The Handmaid’s Tale

January 21

My first book for the Women Unbound Book Challenge is done!

Confession: I finished it before Christmas, but my life is bonkers from then until now and I’m finally ready to write again. You don’t mind, right?

Especially because my reaction and appreciation of Margaret Atwood’s The Handmaid’s Tale hasn’t dimmed one bit. My reaction was very British… Brilliant.

(Anyone else notice how much the islanders say that word? Or is it just those interviewed for their work in the tv series Doctor Who?)

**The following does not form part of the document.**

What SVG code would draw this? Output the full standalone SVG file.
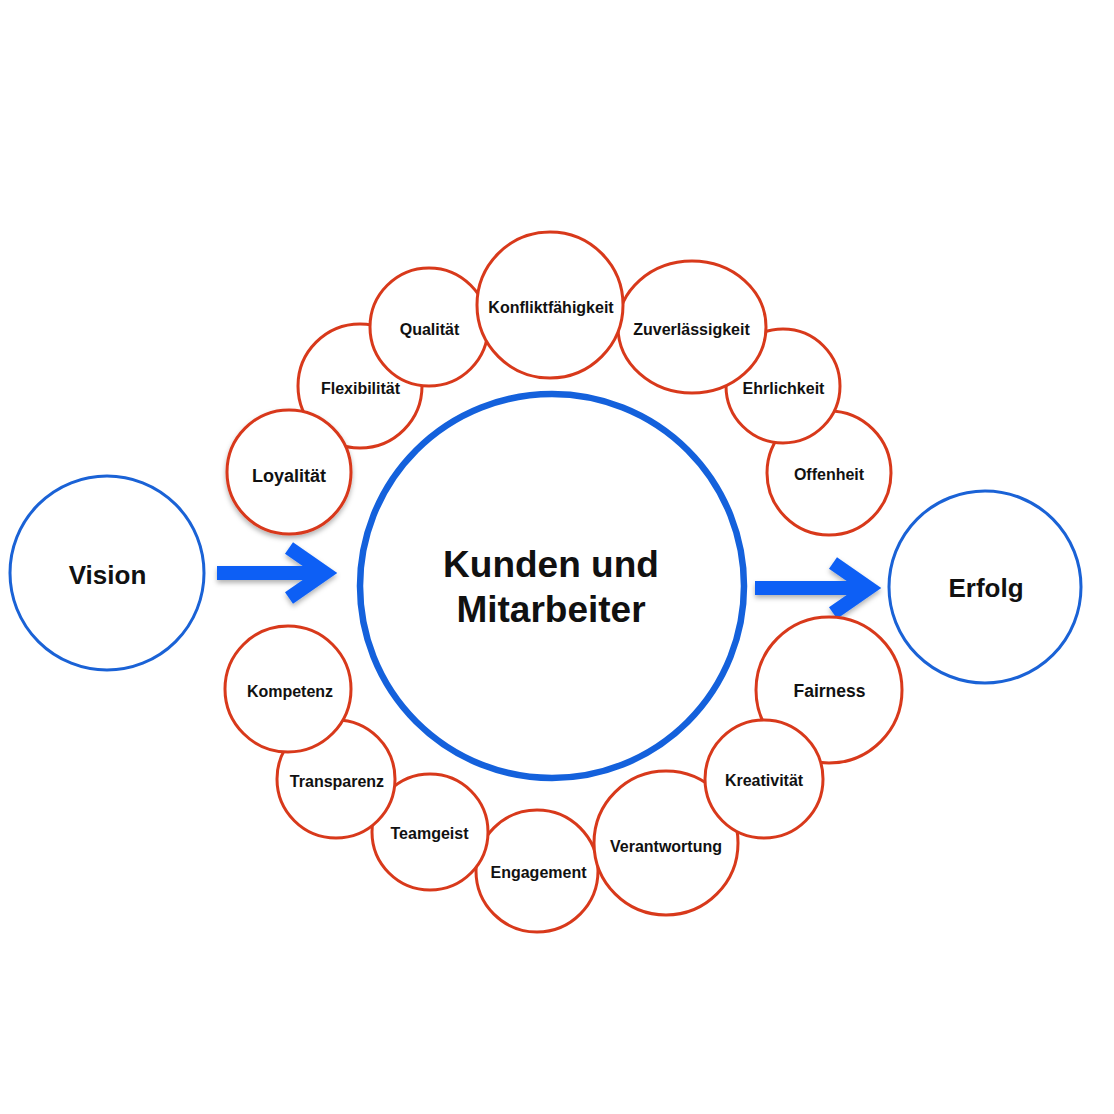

I feel like Atwood’s self categorized piece of “speculative fiction” was a perfect choice for the first book in the Women Unbound Reading Challenge. It deals with a future society in which women have been stripped of their rights and society as a whole organized into a caste system for the good of all mankind. Those who have — eek, perhaps this is time for a SPOILER ALERT!!! — proven fertile and able to bear children are put into service as surrogate mothers for the upper class wives who are unable to bear children. This is the theme I found most enthralling. For society had not simply removed women’s right to external entities like having money or holding a job or marrying whom she pleases. No, they went so far as to physically disassociate their sexuality from her occupation as a child-bearer or as a wife. No one was having fun in bed. No woman felt like a woman. Which is just enough of a step further in the line of discrimination against women than we are accustomed and what made this book so thought provoking.

In the story, women among the privileged elite participated in their husband’s adultery with a handmaiden, lying still and silent underneath the girl, watching the amputation – and subsequent death of herself – claim another. The handmaiden herself faired little better as an object, an womb surrounded by an invisible person hood. It was all rather appalling to picture and Atwood’s story is a slow unfolding of the details of how this society works as a whole with small tidbits and references to a political uprising that brought them to this place. The story is told from the point of view of one particular handmaiden and her struggle to understand her new place in the world, whether she likes it, whether she can live with herself and participate and believe the brainwashing or choose her own path.

I found it reprehensible that anyone might suggest that any society, particularly thinking of our own that has fought over so many years to secure legal rights and break social mores surrounding what women are and are not allowed to do, could degenerate into what is alive and well in Atwood’s world. And yet I felt like I must consider the possibilities. For to not be on watch, to not put forth my own genuine femininity and guard and treasure it, would be to open the door for repression masquerading as revolution.

The Handmaiden has to make hard choices and constantly be on watch. She has to decide whether to be a rebel and if so, what kind of rebel? She taught me to duly watch and, more importantly, be thankful, both for my own self and for, in an odd way, the men around me who have been unafraid to let my femininity become what it will.

I am really looking forward to reading more of Margaret’s work in the future. For now, I have my pile of further Women Unbound reading but I am tickled to know that Atwood is worthy of the immense persona she carries as a Canadian literary giant who just happens to be a woman.